• **WHAT THE TASK ASKS**
Exclude the pictures, then repeat the remaining data exactly.
+++++
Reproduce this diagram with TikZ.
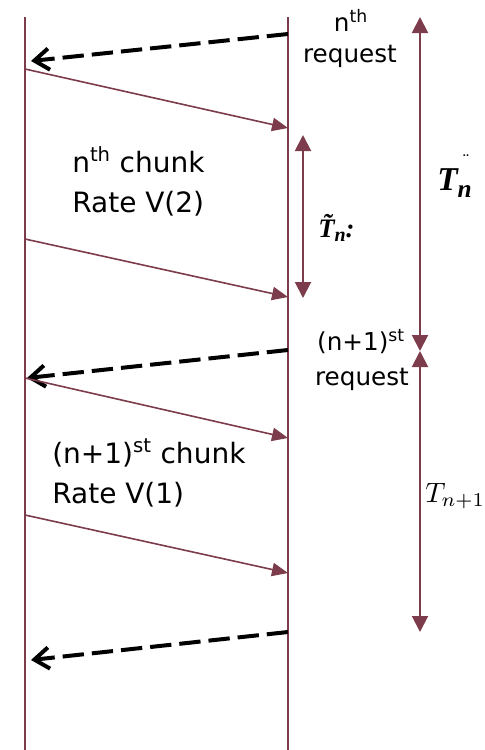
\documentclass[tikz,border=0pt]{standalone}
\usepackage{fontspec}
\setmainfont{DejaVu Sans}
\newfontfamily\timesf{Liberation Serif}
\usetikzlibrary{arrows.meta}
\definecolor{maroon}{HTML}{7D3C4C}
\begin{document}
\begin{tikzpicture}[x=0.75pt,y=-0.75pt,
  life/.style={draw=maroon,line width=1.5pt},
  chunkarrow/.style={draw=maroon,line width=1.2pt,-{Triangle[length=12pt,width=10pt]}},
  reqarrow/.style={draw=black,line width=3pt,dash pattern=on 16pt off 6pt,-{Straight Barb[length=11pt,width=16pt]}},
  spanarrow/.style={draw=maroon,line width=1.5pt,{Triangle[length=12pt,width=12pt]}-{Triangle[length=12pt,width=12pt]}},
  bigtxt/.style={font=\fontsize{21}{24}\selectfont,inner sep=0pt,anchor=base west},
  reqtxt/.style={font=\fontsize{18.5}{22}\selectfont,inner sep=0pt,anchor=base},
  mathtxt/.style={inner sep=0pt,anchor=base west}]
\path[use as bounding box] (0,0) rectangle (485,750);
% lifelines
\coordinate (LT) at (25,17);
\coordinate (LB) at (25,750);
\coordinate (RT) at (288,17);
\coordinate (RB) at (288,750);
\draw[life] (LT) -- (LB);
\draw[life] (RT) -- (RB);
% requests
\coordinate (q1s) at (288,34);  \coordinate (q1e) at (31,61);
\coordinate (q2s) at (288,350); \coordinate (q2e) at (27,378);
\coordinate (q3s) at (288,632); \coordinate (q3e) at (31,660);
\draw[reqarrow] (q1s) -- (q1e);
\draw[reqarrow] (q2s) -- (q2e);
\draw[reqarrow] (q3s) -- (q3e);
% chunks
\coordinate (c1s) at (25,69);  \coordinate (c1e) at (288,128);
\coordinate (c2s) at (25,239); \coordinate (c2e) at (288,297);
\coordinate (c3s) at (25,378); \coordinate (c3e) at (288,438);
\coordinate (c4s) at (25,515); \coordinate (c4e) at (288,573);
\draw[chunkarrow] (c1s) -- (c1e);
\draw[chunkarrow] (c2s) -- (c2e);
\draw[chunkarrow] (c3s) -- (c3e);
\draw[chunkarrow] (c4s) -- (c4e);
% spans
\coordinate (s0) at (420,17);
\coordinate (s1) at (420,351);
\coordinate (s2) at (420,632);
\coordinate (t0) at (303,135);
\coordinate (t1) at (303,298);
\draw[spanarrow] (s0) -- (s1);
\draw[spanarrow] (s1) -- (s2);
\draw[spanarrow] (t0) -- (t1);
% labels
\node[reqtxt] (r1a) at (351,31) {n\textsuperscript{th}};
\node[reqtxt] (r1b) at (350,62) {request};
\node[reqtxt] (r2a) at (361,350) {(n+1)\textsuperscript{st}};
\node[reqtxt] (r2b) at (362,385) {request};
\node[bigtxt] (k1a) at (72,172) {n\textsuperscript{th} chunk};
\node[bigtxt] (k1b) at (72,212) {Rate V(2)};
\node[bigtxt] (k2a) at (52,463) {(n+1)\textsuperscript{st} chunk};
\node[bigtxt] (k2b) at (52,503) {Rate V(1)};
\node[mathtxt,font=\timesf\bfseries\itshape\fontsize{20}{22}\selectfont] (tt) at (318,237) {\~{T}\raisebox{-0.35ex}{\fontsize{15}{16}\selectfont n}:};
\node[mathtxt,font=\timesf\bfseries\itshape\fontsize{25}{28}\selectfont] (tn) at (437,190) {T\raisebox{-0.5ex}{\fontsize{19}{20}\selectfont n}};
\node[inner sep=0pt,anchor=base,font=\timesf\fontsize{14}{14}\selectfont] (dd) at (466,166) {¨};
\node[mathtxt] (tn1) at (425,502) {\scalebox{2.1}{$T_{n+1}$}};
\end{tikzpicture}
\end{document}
+++++
• **RESULT OF THIS EXERCISE**
Reproduce this diagram with TikZ.
\documentclass[tikz,border=0pt]{standalone}
\usepackage{fontspec}
\setmainfont{DejaVu Sans}
\newfontfamily\timesf{Liberation Serif}
\usetikzlibrary{arrows.meta}
\definecolor{maroon}{HTML}{7D3C4C}
\begin{document}
\begin{tikzpicture}[x=0.75pt,y=-0.75pt,
  life/.style={draw=maroon,line width=1.5pt},
  chunkarrow/.style={draw=maroon,line width=1.2pt,-{Triangle[length=12pt,width=10pt]}},
  reqarrow/.style={draw=black,line width=3pt,dash pattern=on 16pt off 6pt,-{Straight Barb[length=11pt,width=16pt]}},
  spanarrow/.style={draw=maroon,line width=1.5pt,{Triangle[length=12pt,width=12pt]}-{Triangle[length=12pt,width=12pt]}},
  bigtxt/.style={font=\fontsize{21}{24}\selectfont,inner sep=0pt,anchor=base west},
  reqtxt/.style={font=\fontsize{18.5}{22}\selectfont,inner sep=0pt,anchor=base},
  mathtxt/.style={inner sep=0pt,anchor=base west}]
\path[use as bounding box] (0,0) rectangle (485,750);
% lifelines
\coordinate (LT) at (25,17);
\coordinate (LB) at (25,750);
\coordinate (RT) at (288,17);
\coordinate (RB) at (288,750);
\draw[life] (LT) -- (LB);
\draw[life] (RT) -- (RB);
% requests
\coordinate (q1s) at (288,34);  \coordinate (q1e) at (31,61);
\coordinate (q2s) at (288,350); \coordinate (q2e) at (27,378);
\coordinate (q3s) at (288,632); \coordinate (q3e) at (31,660);
\draw[reqarrow] (q1s) -- (q1e);
\draw[reqarrow] (q2s) -- (q2e);
\draw[reqarrow] (q3s) -- (q3e);
% chunks
\coordinate (c1s) at (25,69);  \coordinate (c1e) at (288,128);
\coordinate (c2s) at (25,239); \coordinate (c2e) at (288,297);
\coordinate (c3s) at (25,378); \coordinate (c3e) at (288,438);
\coordinate (c4s) at (25,515); \coordinate (c4e) at (288,573);
\draw[chunkarrow] (c1s) -- (c1e);
\draw[chunkarrow] (c2s) -- (c2e);
\draw[chunkarrow] (c3s) -- (c3e);
\draw[chunkarrow] (c4s) -- (c4e);
% spans
\coordinate (s0) at (420,17);
\coordinate (s1) at (420,351);
\coordinate (s2) at (420,632);
\coordinate (t0) at (303,135);
\coordinate (t1) at (303,298);
\draw[spanarrow] (s0) -- (s1);
\draw[spanarrow] (s1) -- (s2);
\draw[spanarrow] (t0) -- (t1);
% labels
\node[reqtxt] (r1a) at (351,31) {n\textsuperscript{th}};
\node[reqtxt] (r1b) at (350,62) {request};
\node[reqtxt] (r2a) at (361,350) {(n+1)\textsuperscript{st}};
\node[reqtxt] (r2b) at (362,385) {request};
\node[bigtxt] (k1a) at (72,172) {n\textsuperscript{th} chunk};
\node[bigtxt] (k1b) at (72,212) {Rate V(2)};
\node[bigtxt] (k2a) at (52,463) {(n+1)\textsuperscript{st} chunk};
\node[bigtxt] (k2b) at (52,503) {Rate V(1)};
\node[mathtxt,font=\timesf\bfseries\itshape\fontsize{20}{22}\selectfont] (tt) at (318,237) {\~{T}\raisebox{-0.35ex}{\fontsize{15}{16}\selectfont n}:};
\node[mathtxt,font=\timesf\bfseries\itshape\fontsize{25}{28}\selectfont] (tn) at (437,190) {T\raisebox{-0.5ex}{\fontsize{19}{20}\selectfont n}};
\node[inner sep=0pt,anchor=base,font=\timesf\fontsize{14}{14}\selectfont] (dd) at (466,166) {¨};
\node[mathtxt] (tn1) at (425,502) {\scalebox{2.1}{$T_{n+1}$}};
\end{tikzpicture}
\end{document}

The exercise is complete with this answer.